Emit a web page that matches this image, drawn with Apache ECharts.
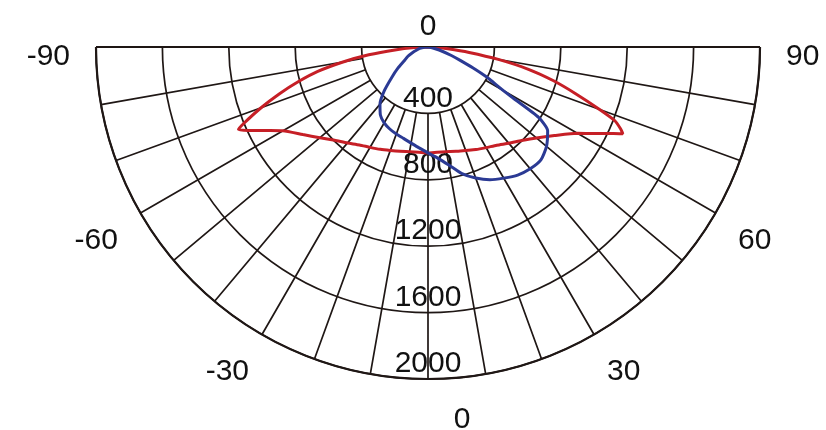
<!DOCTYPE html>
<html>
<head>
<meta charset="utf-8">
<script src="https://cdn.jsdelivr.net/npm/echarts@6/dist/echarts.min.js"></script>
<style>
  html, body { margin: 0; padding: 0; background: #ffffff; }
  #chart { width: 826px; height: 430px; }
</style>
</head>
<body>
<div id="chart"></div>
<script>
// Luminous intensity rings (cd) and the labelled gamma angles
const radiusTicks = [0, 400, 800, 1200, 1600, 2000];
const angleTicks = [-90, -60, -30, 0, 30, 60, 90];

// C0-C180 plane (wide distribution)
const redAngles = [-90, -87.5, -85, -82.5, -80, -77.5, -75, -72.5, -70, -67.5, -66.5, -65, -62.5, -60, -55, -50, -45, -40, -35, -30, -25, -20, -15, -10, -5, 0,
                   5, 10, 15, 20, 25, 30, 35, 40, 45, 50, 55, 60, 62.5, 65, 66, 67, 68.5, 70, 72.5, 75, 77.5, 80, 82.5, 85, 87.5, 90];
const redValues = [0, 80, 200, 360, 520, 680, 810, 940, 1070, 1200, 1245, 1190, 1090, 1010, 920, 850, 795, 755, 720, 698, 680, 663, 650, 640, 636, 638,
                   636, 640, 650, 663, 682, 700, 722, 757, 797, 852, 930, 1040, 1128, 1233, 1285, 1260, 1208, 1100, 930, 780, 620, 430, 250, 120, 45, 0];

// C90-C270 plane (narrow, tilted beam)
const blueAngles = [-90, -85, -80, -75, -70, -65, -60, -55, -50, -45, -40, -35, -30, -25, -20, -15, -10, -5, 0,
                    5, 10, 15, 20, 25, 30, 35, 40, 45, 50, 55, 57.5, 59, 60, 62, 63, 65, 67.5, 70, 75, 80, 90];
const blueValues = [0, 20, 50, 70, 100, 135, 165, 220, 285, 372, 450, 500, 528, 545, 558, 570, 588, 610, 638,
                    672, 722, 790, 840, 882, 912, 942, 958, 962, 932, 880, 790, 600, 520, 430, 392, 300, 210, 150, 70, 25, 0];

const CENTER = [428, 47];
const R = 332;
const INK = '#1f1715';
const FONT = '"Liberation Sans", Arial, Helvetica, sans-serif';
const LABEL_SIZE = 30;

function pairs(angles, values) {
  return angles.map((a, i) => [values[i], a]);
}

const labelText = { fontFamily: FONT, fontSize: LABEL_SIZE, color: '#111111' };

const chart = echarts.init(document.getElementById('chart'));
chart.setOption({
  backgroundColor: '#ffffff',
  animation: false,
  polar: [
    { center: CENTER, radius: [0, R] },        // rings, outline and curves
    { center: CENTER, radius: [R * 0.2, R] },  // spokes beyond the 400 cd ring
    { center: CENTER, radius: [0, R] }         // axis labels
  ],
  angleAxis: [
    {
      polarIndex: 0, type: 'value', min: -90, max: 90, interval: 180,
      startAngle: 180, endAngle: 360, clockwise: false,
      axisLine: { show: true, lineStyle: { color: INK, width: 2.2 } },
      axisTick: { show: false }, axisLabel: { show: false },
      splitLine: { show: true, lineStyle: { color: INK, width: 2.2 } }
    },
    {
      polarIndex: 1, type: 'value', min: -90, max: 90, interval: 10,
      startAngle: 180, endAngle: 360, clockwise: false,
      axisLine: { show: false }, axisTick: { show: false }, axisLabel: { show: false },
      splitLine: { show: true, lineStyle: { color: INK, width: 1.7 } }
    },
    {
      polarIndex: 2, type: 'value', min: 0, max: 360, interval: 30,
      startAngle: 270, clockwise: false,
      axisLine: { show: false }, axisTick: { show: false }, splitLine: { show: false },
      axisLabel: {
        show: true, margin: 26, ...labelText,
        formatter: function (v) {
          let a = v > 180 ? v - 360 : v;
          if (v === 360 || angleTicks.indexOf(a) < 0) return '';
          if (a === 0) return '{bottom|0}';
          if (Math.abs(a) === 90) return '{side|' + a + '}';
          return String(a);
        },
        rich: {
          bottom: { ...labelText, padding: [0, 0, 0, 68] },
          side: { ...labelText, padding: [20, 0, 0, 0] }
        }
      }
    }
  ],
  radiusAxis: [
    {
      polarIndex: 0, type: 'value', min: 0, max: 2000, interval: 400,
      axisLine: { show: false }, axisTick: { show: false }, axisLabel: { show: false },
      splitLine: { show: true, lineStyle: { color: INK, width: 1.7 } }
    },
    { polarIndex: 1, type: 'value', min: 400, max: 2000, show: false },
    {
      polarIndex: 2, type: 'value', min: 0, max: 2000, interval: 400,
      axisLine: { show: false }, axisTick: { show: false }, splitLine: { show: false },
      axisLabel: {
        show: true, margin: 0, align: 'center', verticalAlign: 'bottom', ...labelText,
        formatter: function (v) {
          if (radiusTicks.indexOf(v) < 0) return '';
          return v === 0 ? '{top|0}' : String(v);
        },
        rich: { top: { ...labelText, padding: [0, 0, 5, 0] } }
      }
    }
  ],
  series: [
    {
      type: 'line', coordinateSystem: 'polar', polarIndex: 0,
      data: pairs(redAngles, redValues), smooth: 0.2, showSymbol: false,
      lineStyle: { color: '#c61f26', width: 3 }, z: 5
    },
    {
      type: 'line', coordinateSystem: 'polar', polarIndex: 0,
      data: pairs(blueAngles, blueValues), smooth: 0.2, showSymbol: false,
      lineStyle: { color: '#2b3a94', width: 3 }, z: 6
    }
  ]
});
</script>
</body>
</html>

**Required task**
Return the full material word for word. Do not include the pictures.

**Result below**
Emit a web page that matches this image, drawn with Apache ECharts.
<!DOCTYPE html>
<html>
<head>
<meta charset="utf-8">
<script src="https://cdn.jsdelivr.net/npm/echarts@6/dist/echarts.min.js"></script>
<style>
  html, body { margin: 0; padding: 0; background: #ffffff; }
  #chart { width: 826px; height: 430px; }
</style>
</head>
<body>
<div id="chart"></div>
<script>
// Luminous intensity rings (cd) and the labelled gamma angles
const radiusTicks = [0, 400, 800, 1200, 1600, 2000];
const angleTicks = [-90, -60, -30, 0, 30, 60, 90];

// C0-C180 plane (wide distribution)
const redAngles = [-90, -87.5, -85, -82.5, -80, -77.5, -75, -72.5, -70, -67.5, -66.5, -65, -62.5, -60, -55, -50, -45, -40, -35, -30, -25, -20, -15, -10, -5, 0,
                   5, 10, 15, 20, 25, 30, 35, 40, 45, 50, 55, 60, 62.5, 65, 66, 67, 68.5, 70, 72.5, 75, 77.5, 80, 82.5, 85, 87.5, 90];
const redValues = [0, 80, 200, 360, 520, 680, 810, 940, 1070, 1200, 1245, 1190, 1090, 1010, 920, 850, 795, 755, 720, 698, 680, 663, 650, 640, 636, 638,
                   636, 640, 650, 663, 682, 700, 722, 757, 797, 852, 930, 1040, 1128, 1233, 1285, 1260, 1208, 1100, 930, 780, 620, 430, 250, 120, 45, 0];

// C90-C270 plane (narrow, tilted beam)
const blueAngles = [-90, -85, -80, -75, -70, -65, -60, -55, -50, -45, -40, -35, -30, -25, -20, -15, -10, -5, 0,
                    5, 10, 15, 20, 25, 30, 35, 40, 45, 50, 55, 57.5, 59, 60, 62, 63, 65, 67.5, 70, 75, 80, 90];
const blueValues = [0, 20, 50, 70, 100, 135, 165, 220, 285, 372, 450, 500, 528, 545, 558, 570, 588, 610, 638,
                    672, 722, 790, 840, 882, 912, 942, 958, 962, 932, 880, 790, 600, 520, 430, 392, 300, 210, 150, 70, 25, 0];

const CENTER = [428, 47];
const R = 332;
const INK = '#1f1715';
const FONT = '"Liberation Sans", Arial, Helvetica, sans-serif';
const LABEL_SIZE = 30;

function pairs(angles, values) {
  return angles.map((a, i) => [values[i], a]);
}

const labelText = { fontFamily: FONT, fontSize: LABEL_SIZE, color: '#111111' };

const chart = echarts.init(document.getElementById('chart'));
chart.setOption({
  backgroundColor: '#ffffff',
  animation: false,
  polar: [
    { center: CENTER, radius: [0, R] },        // rings, outline and curves
    { center: CENTER, radius: [R * 0.2, R] },  // spokes beyond the 400 cd ring
    { center: CENTER, radius: [0, R] }         // axis labels
  ],
  angleAxis: [
    {
      polarIndex: 0, type: 'value', min: -90, max: 90, interval: 180,
      startAngle: 180, endAngle: 360, clockwise: false,
      axisLine: { show: true, lineStyle: { color: INK, width: 2.2 } },
      axisTick: { show: false }, axisLabel: { show: false },
      splitLine: { show: true, lineStyle: { color: INK, width: 2.2 } }
    },
    {
      polarIndex: 1, type: 'value', min: -90, max: 90, interval: 10,
      startAngle: 180, endAngle: 360, clockwise: false,
      axisLine: { show: false }, axisTick: { show: false }, axisLabel: { show: false },
      splitLine: { show: true, lineStyle: { color: INK, width: 1.7 } }
    },
    {
      polarIndex: 2, type: 'value', min: 0, max: 360, interval: 30,
      startAngle: 270, clockwise: false,
      axisLine: { show: false }, axisTick: { show: false }, splitLine: { show: false },
      axisLabel: {
        show: true, margin: 26, ...labelText,
        formatter: function (v) {
          let a = v > 180 ? v - 360 : v;
          if (v === 360 || angleTicks.indexOf(a) < 0) return '';
          if (a === 0) return '{bottom|0}';
          if (Math.abs(a) === 90) return '{side|' + a + '}';
          return String(a);
        },
        rich: {
          bottom: { ...labelText, padding: [0, 0, 0, 68] },
          side: { ...labelText, padding: [20, 0, 0, 0] }
        }
      }
    }
  ],
  radiusAxis: [
    {
      polarIndex: 0, type: 'value', min: 0, max: 2000, interval: 400,
      axisLine: { show: false }, axisTick: { show: false }, axisLabel: { show: false },
      splitLine: { show: true, lineStyle: { color: INK, width: 1.7 } }
    },
    { polarIndex: 1, type: 'value', min: 400, max: 2000, show: false },
    {
      polarIndex: 2, type: 'value', min: 0, max: 2000, interval: 400,
      axisLine: { show: false }, axisTick: { show: false }, splitLine: { show: false },
      axisLabel: {
        show: true, margin: 0, align: 'center', verticalAlign: 'bottom', ...labelText,
        formatter: function (v) {
          if (radiusTicks.indexOf(v) < 0) return '';
          return v === 0 ? '{top|0}' : String(v);
        },
        rich: { top: { ...labelText, padding: [0, 0, 5, 0] } }
      }
    }
  ],
  series: [
    {
      type: 'line', coordinateSystem: 'polar', polarIndex: 0,
      data: pairs(redAngles, redValues), smooth: 0.2, showSymbol: false,
      lineStyle: { color: '#c61f26', width: 3 }, z: 5
    },
    {
      type: 'line', coordinateSystem: 'polar', polarIndex: 0,
      data: pairs(blueAngles, blueValues), smooth: 0.2, showSymbol: false,
      lineStyle: { color: '#2b3a94', width: 3 }, z: 6
    }
  ]
});
</script>
</body>
</html>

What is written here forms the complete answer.